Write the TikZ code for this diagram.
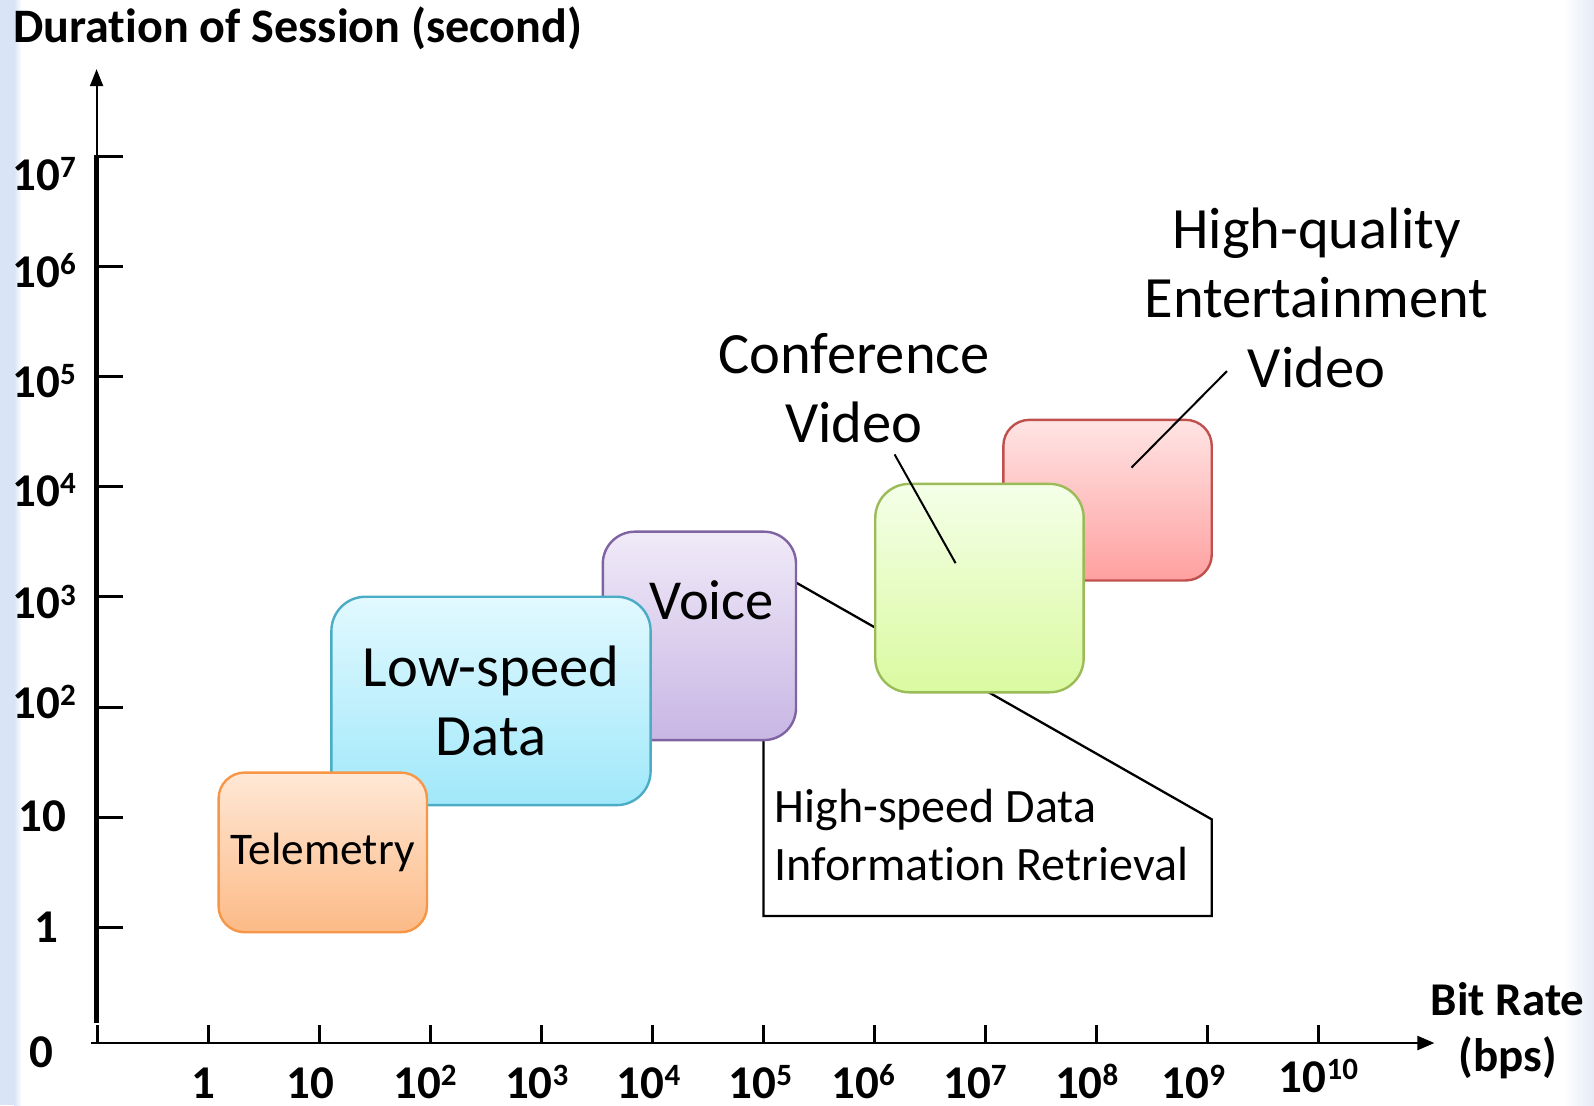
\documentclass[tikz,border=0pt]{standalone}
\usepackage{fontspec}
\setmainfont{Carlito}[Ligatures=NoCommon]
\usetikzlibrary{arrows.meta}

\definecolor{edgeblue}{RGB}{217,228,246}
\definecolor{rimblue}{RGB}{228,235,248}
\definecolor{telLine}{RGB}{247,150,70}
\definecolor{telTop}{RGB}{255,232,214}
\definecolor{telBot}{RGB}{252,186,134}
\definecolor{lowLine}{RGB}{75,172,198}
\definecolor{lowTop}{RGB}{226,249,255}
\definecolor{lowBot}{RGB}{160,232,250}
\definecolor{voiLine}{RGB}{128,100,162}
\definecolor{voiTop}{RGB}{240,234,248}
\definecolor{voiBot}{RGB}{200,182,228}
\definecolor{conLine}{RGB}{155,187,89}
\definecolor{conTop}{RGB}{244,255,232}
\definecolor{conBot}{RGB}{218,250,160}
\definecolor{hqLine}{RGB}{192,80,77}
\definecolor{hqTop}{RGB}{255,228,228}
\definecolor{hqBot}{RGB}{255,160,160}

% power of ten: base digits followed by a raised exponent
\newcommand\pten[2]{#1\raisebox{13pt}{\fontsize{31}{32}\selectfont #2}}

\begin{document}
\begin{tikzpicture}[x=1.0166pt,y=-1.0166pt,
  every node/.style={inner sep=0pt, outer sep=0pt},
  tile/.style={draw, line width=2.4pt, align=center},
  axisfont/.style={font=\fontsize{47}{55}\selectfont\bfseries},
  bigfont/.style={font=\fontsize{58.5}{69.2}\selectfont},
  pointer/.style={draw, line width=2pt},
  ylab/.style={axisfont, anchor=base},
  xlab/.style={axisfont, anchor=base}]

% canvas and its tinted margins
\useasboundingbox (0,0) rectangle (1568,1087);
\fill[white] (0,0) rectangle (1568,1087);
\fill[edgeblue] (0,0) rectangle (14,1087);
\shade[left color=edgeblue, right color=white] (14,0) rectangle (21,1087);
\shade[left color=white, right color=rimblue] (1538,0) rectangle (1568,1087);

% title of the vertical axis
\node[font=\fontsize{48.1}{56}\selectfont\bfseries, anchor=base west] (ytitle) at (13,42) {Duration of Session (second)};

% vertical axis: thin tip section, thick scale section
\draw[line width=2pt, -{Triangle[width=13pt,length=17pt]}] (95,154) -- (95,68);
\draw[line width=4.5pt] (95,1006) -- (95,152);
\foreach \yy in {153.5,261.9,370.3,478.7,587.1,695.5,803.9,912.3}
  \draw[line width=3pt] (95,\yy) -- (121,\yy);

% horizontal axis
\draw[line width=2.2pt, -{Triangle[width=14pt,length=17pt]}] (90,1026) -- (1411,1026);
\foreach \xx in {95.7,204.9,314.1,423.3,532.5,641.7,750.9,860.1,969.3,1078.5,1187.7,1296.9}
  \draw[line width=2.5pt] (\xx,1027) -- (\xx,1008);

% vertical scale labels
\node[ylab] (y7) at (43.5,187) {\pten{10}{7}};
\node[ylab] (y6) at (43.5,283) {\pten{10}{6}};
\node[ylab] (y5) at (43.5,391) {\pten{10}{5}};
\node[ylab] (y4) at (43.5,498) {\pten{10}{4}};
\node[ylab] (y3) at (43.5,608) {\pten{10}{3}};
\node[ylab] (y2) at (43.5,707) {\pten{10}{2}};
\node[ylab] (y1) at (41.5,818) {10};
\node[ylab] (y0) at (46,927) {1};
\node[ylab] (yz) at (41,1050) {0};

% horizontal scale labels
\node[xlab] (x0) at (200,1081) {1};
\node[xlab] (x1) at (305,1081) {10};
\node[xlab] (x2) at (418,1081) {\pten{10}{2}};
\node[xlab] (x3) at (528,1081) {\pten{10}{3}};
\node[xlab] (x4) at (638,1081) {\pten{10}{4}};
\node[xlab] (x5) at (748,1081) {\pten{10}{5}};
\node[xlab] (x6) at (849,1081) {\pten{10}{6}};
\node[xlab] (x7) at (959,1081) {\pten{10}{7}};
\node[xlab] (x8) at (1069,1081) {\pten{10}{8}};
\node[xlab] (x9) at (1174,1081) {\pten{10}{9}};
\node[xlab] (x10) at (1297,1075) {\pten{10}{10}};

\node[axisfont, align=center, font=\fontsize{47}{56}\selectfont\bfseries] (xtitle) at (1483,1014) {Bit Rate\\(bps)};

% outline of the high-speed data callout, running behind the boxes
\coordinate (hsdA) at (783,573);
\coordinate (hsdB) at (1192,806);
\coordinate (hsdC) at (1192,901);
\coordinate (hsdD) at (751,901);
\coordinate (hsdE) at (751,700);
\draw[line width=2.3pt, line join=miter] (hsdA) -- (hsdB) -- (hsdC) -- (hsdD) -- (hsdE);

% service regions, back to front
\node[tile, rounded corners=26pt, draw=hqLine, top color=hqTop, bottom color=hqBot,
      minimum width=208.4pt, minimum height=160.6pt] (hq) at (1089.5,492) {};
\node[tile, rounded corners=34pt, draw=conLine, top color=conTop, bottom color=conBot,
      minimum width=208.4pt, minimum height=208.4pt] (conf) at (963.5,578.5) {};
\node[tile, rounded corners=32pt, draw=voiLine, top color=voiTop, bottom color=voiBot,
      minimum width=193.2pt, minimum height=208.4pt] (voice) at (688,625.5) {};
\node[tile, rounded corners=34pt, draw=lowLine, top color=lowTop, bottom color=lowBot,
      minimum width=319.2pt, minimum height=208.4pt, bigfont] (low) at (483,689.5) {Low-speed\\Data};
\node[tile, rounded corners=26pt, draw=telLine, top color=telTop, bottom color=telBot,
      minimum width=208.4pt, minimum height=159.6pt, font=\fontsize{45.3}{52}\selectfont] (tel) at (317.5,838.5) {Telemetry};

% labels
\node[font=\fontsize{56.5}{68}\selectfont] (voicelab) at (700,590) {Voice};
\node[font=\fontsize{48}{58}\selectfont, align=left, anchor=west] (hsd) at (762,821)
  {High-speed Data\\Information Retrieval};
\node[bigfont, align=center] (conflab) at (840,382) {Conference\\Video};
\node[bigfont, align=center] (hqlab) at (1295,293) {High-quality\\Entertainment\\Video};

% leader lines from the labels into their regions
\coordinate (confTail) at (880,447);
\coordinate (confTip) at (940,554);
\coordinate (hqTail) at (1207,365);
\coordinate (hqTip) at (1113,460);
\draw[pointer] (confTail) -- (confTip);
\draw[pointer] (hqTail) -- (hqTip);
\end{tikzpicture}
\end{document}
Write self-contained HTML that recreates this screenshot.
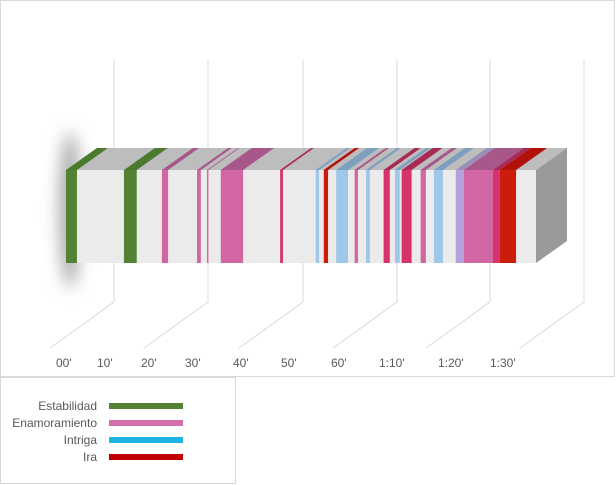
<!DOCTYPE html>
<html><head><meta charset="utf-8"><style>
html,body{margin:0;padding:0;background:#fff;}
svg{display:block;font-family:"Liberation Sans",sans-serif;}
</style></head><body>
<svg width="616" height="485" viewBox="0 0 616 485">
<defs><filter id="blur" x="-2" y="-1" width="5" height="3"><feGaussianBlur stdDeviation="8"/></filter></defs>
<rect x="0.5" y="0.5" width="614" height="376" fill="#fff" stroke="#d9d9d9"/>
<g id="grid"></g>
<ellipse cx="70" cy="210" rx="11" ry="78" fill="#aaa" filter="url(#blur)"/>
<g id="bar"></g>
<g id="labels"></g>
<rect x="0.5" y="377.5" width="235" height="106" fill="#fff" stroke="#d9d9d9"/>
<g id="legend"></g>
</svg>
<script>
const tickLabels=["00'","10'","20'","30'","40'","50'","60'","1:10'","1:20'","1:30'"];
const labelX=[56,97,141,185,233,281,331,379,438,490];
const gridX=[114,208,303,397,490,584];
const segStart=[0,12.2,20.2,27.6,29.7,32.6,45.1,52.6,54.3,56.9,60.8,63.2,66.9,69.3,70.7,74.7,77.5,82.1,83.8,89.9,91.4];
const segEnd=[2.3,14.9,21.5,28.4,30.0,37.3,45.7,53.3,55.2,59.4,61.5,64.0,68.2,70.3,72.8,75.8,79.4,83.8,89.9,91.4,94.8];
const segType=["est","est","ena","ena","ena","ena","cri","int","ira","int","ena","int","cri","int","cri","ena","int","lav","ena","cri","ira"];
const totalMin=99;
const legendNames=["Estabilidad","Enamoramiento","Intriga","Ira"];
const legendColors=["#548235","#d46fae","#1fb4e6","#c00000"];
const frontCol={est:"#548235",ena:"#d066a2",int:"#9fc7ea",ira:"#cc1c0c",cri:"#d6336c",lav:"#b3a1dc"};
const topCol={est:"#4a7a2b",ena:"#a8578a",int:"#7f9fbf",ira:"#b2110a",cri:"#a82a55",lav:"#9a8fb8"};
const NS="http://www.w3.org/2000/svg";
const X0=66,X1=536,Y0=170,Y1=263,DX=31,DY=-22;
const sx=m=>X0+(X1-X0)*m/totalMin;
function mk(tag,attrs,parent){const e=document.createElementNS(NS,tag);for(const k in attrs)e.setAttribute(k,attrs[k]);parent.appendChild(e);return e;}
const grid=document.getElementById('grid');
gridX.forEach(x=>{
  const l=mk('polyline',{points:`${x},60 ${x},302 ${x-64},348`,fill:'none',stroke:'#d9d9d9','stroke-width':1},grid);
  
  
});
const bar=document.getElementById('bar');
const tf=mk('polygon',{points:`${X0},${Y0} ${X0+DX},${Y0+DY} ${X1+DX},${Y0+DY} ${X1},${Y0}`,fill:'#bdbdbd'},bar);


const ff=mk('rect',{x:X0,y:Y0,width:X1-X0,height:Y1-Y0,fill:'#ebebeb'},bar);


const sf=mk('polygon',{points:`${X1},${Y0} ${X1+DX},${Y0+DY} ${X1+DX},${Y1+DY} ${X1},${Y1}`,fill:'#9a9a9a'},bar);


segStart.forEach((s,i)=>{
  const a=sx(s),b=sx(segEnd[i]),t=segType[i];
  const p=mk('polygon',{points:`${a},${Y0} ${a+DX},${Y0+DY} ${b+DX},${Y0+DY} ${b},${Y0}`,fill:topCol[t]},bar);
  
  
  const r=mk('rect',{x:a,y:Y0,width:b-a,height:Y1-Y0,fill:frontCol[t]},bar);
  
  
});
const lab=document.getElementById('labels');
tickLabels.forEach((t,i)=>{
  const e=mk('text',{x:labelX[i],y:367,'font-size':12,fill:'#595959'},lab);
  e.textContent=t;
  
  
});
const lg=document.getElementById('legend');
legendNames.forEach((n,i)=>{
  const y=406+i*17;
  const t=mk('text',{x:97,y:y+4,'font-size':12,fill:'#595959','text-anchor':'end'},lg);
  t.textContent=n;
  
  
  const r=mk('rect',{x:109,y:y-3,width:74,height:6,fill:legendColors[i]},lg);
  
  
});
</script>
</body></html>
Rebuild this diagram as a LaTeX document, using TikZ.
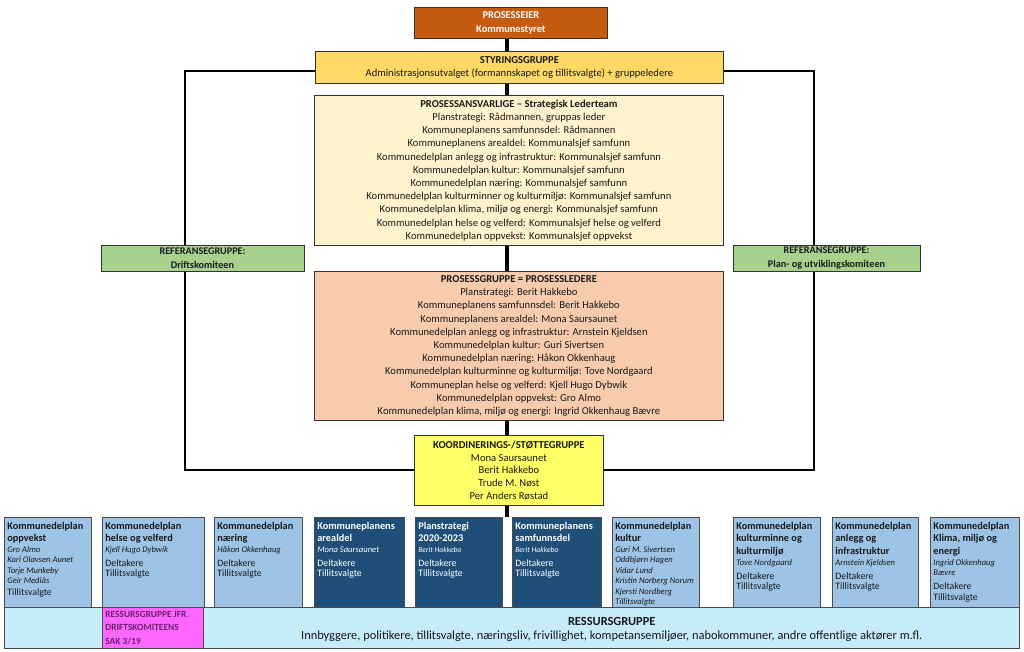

What the exercise asks: Say how many lines in the records contain the string "this", and say nothing else.

Final answer: 3